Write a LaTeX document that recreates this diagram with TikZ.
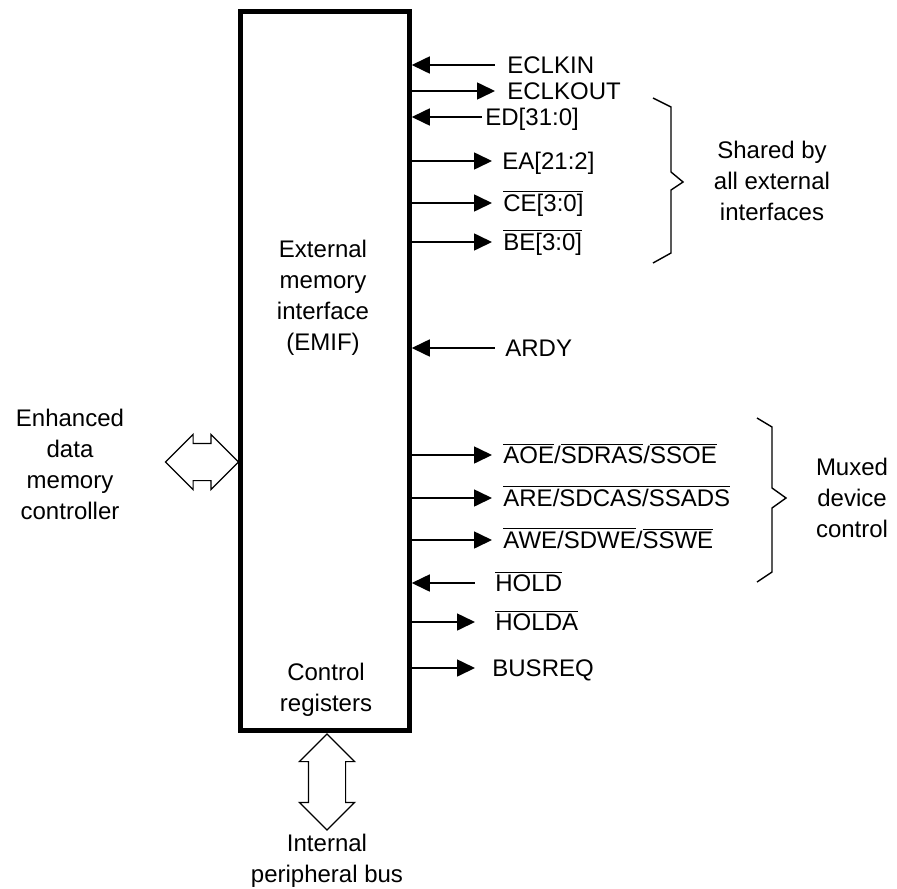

---

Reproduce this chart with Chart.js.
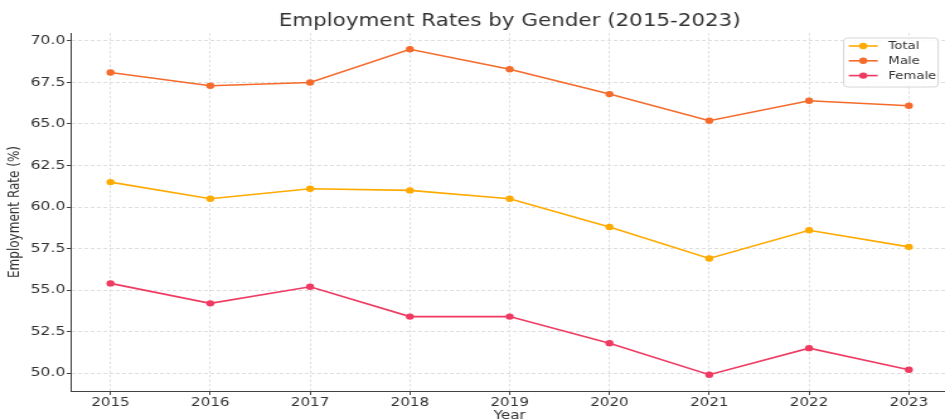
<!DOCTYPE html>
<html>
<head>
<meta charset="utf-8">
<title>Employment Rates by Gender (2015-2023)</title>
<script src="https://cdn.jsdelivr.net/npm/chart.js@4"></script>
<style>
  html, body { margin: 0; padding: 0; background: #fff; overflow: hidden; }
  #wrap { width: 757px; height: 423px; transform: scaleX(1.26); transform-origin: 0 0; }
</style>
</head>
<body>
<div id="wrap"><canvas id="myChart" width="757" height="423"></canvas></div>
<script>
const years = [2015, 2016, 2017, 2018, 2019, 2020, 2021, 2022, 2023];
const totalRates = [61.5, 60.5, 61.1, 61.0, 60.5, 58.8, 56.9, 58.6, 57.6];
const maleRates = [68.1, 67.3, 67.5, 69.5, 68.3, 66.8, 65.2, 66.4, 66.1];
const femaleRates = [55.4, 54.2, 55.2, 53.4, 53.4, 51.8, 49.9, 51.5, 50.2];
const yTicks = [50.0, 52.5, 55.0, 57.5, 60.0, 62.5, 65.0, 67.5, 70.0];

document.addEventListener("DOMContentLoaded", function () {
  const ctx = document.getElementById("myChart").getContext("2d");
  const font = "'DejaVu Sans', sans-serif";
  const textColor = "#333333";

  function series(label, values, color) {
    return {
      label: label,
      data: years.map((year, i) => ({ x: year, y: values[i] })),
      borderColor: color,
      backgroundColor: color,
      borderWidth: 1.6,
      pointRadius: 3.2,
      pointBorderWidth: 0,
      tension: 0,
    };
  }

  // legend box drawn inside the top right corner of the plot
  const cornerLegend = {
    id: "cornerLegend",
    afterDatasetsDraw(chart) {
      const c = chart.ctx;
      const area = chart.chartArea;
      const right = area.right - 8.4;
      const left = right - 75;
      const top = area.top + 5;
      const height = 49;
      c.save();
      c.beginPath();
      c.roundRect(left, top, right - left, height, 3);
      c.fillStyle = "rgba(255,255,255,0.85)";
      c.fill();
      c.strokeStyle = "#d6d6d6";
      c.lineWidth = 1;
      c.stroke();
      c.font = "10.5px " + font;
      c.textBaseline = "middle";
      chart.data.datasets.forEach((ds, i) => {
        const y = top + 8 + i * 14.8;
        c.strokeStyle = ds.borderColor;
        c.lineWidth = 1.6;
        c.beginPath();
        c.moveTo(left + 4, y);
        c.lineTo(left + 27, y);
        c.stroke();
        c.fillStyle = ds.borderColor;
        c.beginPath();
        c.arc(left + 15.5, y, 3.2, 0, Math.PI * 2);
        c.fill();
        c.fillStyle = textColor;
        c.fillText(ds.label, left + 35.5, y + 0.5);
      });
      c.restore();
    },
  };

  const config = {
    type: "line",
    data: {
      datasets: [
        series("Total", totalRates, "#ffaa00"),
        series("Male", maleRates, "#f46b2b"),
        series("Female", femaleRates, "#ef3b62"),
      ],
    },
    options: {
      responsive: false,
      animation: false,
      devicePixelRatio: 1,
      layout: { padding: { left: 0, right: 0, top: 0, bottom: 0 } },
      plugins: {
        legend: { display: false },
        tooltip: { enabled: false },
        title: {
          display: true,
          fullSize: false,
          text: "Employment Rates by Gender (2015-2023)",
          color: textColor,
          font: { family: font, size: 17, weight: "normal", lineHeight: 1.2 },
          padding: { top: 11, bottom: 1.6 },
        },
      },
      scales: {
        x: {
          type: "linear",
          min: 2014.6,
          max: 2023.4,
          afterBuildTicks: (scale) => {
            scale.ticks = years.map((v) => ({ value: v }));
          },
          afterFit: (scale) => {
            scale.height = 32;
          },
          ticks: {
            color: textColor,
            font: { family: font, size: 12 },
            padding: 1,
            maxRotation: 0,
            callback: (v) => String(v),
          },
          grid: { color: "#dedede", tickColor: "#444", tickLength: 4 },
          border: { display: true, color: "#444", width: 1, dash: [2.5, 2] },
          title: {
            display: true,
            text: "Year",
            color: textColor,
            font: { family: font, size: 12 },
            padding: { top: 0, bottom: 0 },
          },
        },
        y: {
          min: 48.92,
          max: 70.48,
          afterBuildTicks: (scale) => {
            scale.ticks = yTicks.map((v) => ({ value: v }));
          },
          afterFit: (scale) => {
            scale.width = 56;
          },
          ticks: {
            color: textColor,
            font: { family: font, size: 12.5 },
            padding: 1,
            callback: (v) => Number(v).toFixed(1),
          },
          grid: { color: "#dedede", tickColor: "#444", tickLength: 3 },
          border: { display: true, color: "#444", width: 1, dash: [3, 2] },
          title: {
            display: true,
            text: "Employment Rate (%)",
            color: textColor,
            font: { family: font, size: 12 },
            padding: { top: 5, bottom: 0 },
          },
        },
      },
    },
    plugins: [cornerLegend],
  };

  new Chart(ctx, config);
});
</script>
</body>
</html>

---

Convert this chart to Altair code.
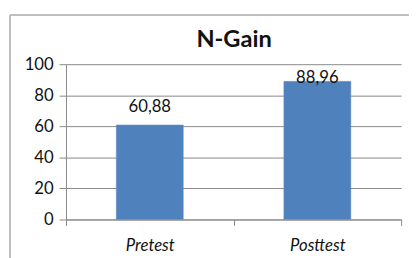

→ OBJECTIVE
Exactly reproduce the lines from the line holding "Reproduce this chart with Chart.js." through the line holding "65.0, 67.5, 70.0];", and only those; pictures are to be left out.

→ ANSWER FOR THE TASK
Reproduce this chart with Chart.js.
<!DOCTYPE html>
<html>
<head>
<meta charset="utf-8">
<title>Employment Rates by Gender (2015-2023)</title>
<script src="https://cdn.jsdelivr.net/npm/chart.js@4"></script>
<style>
  html, body { margin: 0; padding: 0; background: #fff; overflow: hidden; }
  #wrap { width: 757px; height: 423px; transform: scaleX(1.26); transform-origin: 0 0; }
</style>
</head>
<body>
<div id="wrap"><canvas id="myChart" width="757" height="423"></canvas></div>
<script>
const years = [2015, 2016, 2017, 2018, 2019, 2020, 2021, 2022, 2023];
const totalRates = [61.5, 60.5, 61.1, 61.0, 60.5, 58.8, 56.9, 58.6, 57.6];
const maleRates = [68.1, 67.3, 67.5, 69.5, 68.3, 66.8, 65.2, 66.4, 66.1];
const femaleRates = [55.4, 54.2, 55.2, 53.4, 53.4, 51.8, 49.9, 51.5, 50.2];
const yTicks = [50.0, 52.5, 55.0, 57.5, 60.0, 62.5, 65.0, 67.5, 70.0];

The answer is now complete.